### Recorded data:
^^^^^^^^

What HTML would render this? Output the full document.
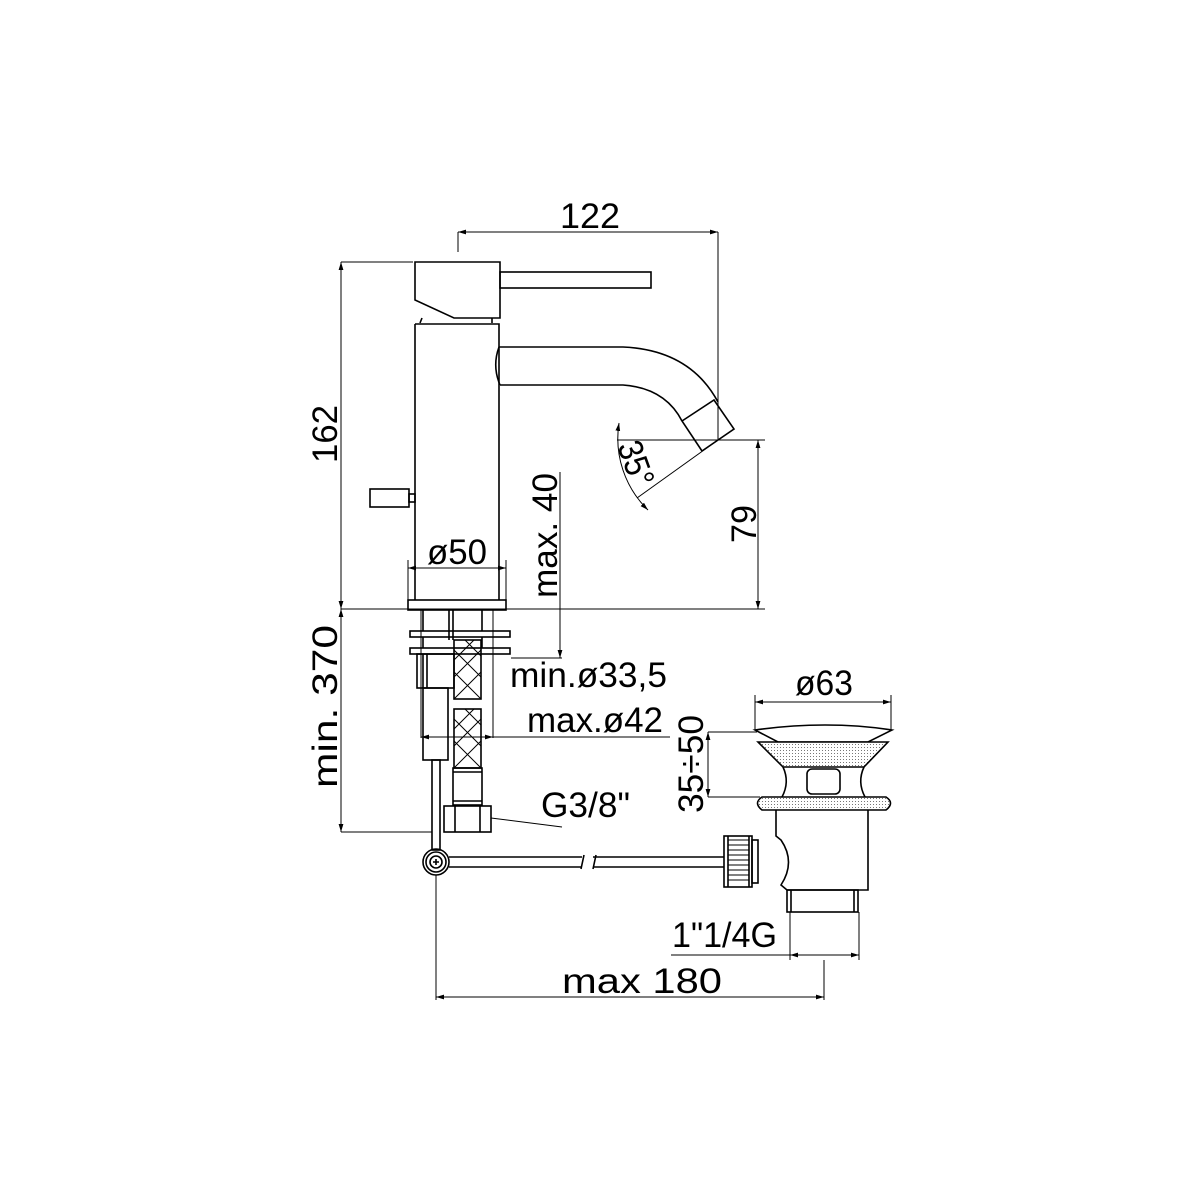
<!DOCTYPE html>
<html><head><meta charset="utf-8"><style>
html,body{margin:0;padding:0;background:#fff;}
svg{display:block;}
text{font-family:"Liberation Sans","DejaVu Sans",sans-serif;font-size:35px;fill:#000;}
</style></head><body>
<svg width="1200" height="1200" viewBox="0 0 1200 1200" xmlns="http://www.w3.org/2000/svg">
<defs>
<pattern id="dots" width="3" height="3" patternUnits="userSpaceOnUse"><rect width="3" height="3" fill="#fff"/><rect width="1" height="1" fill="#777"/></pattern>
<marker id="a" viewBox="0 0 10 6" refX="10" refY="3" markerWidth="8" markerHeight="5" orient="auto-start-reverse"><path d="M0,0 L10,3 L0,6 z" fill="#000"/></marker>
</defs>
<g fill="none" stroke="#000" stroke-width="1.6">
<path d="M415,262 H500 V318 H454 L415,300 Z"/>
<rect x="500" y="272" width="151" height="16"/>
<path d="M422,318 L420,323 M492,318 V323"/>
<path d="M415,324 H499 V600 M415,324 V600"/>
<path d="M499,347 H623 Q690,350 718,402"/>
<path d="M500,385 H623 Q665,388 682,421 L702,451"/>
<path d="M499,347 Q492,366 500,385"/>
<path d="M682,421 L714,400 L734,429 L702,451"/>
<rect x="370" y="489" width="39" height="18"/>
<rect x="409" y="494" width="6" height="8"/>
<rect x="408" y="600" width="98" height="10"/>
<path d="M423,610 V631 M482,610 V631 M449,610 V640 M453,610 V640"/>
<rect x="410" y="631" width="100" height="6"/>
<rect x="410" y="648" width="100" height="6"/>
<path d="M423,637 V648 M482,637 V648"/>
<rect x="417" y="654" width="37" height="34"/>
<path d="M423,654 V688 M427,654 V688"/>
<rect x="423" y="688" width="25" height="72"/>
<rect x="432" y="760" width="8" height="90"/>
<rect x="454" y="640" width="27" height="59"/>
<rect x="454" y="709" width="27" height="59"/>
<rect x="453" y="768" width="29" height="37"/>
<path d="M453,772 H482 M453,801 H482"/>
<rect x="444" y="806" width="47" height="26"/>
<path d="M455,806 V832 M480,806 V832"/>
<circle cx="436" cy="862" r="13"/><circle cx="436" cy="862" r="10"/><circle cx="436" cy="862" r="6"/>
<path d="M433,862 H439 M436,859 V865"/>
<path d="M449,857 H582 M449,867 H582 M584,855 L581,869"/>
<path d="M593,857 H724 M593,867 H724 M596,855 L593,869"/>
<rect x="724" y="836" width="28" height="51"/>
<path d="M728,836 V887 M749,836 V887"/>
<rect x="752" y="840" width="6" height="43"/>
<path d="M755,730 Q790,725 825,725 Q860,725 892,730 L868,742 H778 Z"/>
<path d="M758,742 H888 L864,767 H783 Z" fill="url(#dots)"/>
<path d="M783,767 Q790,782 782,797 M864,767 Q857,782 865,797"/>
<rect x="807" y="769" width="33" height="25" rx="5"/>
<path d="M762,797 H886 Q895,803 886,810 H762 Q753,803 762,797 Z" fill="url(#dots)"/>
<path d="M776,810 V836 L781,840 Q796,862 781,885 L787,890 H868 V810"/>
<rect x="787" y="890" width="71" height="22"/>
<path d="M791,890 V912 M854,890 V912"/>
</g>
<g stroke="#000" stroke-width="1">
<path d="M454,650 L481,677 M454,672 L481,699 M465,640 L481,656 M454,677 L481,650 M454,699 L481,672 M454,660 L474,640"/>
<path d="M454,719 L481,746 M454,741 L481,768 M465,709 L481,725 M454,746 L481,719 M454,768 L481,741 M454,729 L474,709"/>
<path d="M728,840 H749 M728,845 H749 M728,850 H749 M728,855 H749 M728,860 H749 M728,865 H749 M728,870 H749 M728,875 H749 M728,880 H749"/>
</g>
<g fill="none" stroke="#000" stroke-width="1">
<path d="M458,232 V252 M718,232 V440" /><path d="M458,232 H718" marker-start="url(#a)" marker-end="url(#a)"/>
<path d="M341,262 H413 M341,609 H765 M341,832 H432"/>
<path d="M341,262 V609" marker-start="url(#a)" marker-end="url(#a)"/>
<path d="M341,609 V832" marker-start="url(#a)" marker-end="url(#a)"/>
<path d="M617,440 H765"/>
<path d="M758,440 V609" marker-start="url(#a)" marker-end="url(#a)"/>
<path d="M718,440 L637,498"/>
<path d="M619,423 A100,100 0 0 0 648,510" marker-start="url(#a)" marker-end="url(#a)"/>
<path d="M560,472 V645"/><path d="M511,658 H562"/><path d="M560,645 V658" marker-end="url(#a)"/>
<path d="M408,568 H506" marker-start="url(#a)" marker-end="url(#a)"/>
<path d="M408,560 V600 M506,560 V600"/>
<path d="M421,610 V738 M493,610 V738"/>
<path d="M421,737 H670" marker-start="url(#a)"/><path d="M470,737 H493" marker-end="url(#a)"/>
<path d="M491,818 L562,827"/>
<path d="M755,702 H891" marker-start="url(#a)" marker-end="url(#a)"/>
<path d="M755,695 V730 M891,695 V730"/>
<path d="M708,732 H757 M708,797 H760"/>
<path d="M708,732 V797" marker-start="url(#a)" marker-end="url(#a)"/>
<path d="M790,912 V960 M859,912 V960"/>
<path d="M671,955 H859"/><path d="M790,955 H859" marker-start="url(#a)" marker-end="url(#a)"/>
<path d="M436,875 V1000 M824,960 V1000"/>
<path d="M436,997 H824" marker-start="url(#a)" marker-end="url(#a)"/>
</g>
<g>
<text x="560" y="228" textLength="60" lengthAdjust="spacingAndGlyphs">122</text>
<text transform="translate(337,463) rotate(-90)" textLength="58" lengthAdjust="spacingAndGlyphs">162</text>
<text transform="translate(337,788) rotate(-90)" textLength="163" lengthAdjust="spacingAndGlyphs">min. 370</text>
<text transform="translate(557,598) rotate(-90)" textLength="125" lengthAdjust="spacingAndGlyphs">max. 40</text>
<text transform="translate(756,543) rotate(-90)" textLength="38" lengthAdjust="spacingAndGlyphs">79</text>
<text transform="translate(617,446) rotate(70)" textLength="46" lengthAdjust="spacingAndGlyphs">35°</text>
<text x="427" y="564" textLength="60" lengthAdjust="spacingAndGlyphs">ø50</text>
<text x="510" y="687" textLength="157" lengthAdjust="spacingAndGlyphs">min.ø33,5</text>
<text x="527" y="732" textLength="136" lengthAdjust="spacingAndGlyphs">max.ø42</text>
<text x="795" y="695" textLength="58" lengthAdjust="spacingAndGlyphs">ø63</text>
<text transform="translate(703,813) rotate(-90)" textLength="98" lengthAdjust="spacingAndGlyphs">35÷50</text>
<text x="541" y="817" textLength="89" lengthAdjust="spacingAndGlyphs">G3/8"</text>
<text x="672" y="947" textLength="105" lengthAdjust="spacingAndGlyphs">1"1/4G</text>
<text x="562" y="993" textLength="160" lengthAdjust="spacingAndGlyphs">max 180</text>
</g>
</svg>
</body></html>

^^^^^^^^

### Work instructions:
Repeat the full listing above exactly, with no pictures in the copy.

### The reply:
What HTML would render this? Output the full document.
<!DOCTYPE html>
<html><head><meta charset="utf-8"><style>
html,body{margin:0;padding:0;background:#fff;}
svg{display:block;}
text{font-family:"Liberation Sans","DejaVu Sans",sans-serif;font-size:35px;fill:#000;}
</style></head><body>
<svg width="1200" height="1200" viewBox="0 0 1200 1200" xmlns="http://www.w3.org/2000/svg">
<defs>
<pattern id="dots" width="3" height="3" patternUnits="userSpaceOnUse"><rect width="3" height="3" fill="#fff"/><rect width="1" height="1" fill="#777"/></pattern>
<marker id="a" viewBox="0 0 10 6" refX="10" refY="3" markerWidth="8" markerHeight="5" orient="auto-start-reverse"><path d="M0,0 L10,3 L0,6 z" fill="#000"/></marker>
</defs>
<g fill="none" stroke="#000" stroke-width="1.6">
<path d="M415,262 H500 V318 H454 L415,300 Z"/>
<rect x="500" y="272" width="151" height="16"/>
<path d="M422,318 L420,323 M492,318 V323"/>
<path d="M415,324 H499 V600 M415,324 V600"/>
<path d="M499,347 H623 Q690,350 718,402"/>
<path d="M500,385 H623 Q665,388 682,421 L702,451"/>
<path d="M499,347 Q492,366 500,385"/>
<path d="M682,421 L714,400 L734,429 L702,451"/>
<rect x="370" y="489" width="39" height="18"/>
<rect x="409" y="494" width="6" height="8"/>
<rect x="408" y="600" width="98" height="10"/>
<path d="M423,610 V631 M482,610 V631 M449,610 V640 M453,610 V640"/>
<rect x="410" y="631" width="100" height="6"/>
<rect x="410" y="648" width="100" height="6"/>
<path d="M423,637 V648 M482,637 V648"/>
<rect x="417" y="654" width="37" height="34"/>
<path d="M423,654 V688 M427,654 V688"/>
<rect x="423" y="688" width="25" height="72"/>
<rect x="432" y="760" width="8" height="90"/>
<rect x="454" y="640" width="27" height="59"/>
<rect x="454" y="709" width="27" height="59"/>
<rect x="453" y="768" width="29" height="37"/>
<path d="M453,772 H482 M453,801 H482"/>
<rect x="444" y="806" width="47" height="26"/>
<path d="M455,806 V832 M480,806 V832"/>
<circle cx="436" cy="862" r="13"/><circle cx="436" cy="862" r="10"/><circle cx="436" cy="862" r="6"/>
<path d="M433,862 H439 M436,859 V865"/>
<path d="M449,857 H582 M449,867 H582 M584,855 L581,869"/>
<path d="M593,857 H724 M593,867 H724 M596,855 L593,869"/>
<rect x="724" y="836" width="28" height="51"/>
<path d="M728,836 V887 M749,836 V887"/>
<rect x="752" y="840" width="6" height="43"/>
<path d="M755,730 Q790,725 825,725 Q860,725 892,730 L868,742 H778 Z"/>
<path d="M758,742 H888 L864,767 H783 Z" fill="url(#dots)"/>
<path d="M783,767 Q790,782 782,797 M864,767 Q857,782 865,797"/>
<rect x="807" y="769" width="33" height="25" rx="5"/>
<path d="M762,797 H886 Q895,803 886,810 H762 Q753,803 762,797 Z" fill="url(#dots)"/>
<path d="M776,810 V836 L781,840 Q796,862 781,885 L787,890 H868 V810"/>
<rect x="787" y="890" width="71" height="22"/>
<path d="M791,890 V912 M854,890 V912"/>
</g>
<g stroke="#000" stroke-width="1">
<path d="M454,650 L481,677 M454,672 L481,699 M465,640 L481,656 M454,677 L481,650 M454,699 L481,672 M454,660 L474,640"/>
<path d="M454,719 L481,746 M454,741 L481,768 M465,709 L481,725 M454,746 L481,719 M454,768 L481,741 M454,729 L474,709"/>
<path d="M728,840 H749 M728,845 H749 M728,850 H749 M728,855 H749 M728,860 H749 M728,865 H749 M728,870 H749 M728,875 H749 M728,880 H749"/>
</g>
<g fill="none" stroke="#000" stroke-width="1">
<path d="M458,232 V252 M718,232 V440" /><path d="M458,232 H718" marker-start="url(#a)" marker-end="url(#a)"/>
<path d="M341,262 H413 M341,609 H765 M341,832 H432"/>
<path d="M341,262 V609" marker-start="url(#a)" marker-end="url(#a)"/>
<path d="M341,609 V832" marker-start="url(#a)" marker-end="url(#a)"/>
<path d="M617,440 H765"/>
<path d="M758,440 V609" marker-start="url(#a)" marker-end="url(#a)"/>
<path d="M718,440 L637,498"/>
<path d="M619,423 A100,100 0 0 0 648,510" marker-start="url(#a)" marker-end="url(#a)"/>
<path d="M560,472 V645"/><path d="M511,658 H562"/><path d="M560,645 V658" marker-end="url(#a)"/>
<path d="M408,568 H506" marker-start="url(#a)" marker-end="url(#a)"/>
<path d="M408,560 V600 M506,560 V600"/>
<path d="M421,610 V738 M493,610 V738"/>
<path d="M421,737 H670" marker-start="url(#a)"/><path d="M470,737 H493" marker-end="url(#a)"/>
<path d="M491,818 L562,827"/>
<path d="M755,702 H891" marker-start="url(#a)" marker-end="url(#a)"/>
<path d="M755,695 V730 M891,695 V730"/>
<path d="M708,732 H757 M708,797 H760"/>
<path d="M708,732 V797" marker-start="url(#a)" marker-end="url(#a)"/>
<path d="M790,912 V960 M859,912 V960"/>
<path d="M671,955 H859"/><path d="M790,955 H859" marker-start="url(#a)" marker-end="url(#a)"/>
<path d="M436,875 V1000 M824,960 V1000"/>
<path d="M436,997 H824" marker-start="url(#a)" marker-end="url(#a)"/>
</g>
<g>
<text x="560" y="228" textLength="60" lengthAdjust="spacingAndGlyphs">122</text>
<text transform="translate(337,463) rotate(-90)" textLength="58" lengthAdjust="spacingAndGlyphs">162</text>
<text transform="translate(337,788) rotate(-90)" textLength="163" lengthAdjust="spacingAndGlyphs">min. 370</text>
<text transform="translate(557,598) rotate(-90)" textLength="125" lengthAdjust="spacingAndGlyphs">max. 40</text>
<text transform="translate(756,543) rotate(-90)" textLength="38" lengthAdjust="spacingAndGlyphs">79</text>
<text transform="translate(617,446) rotate(70)" textLength="46" lengthAdjust="spacingAndGlyphs">35°</text>
<text x="427" y="564" textLength="60" lengthAdjust="spacingAndGlyphs">ø50</text>
<text x="510" y="687" textLength="157" lengthAdjust="spacingAndGlyphs">min.ø33,5</text>
<text x="527" y="732" textLength="136" lengthAdjust="spacingAndGlyphs">max.ø42</text>
<text x="795" y="695" textLength="58" lengthAdjust="spacingAndGlyphs">ø63</text>
<text transform="translate(703,813) rotate(-90)" textLength="98" lengthAdjust="spacingAndGlyphs">35÷50</text>
<text x="541" y="817" textLength="89" lengthAdjust="spacingAndGlyphs">G3/8"</text>
<text x="672" y="947" textLength="105" lengthAdjust="spacingAndGlyphs">1"1/4G</text>
<text x="562" y="993" textLength="160" lengthAdjust="spacingAndGlyphs">max 180</text>
</g>
</svg>
</body></html>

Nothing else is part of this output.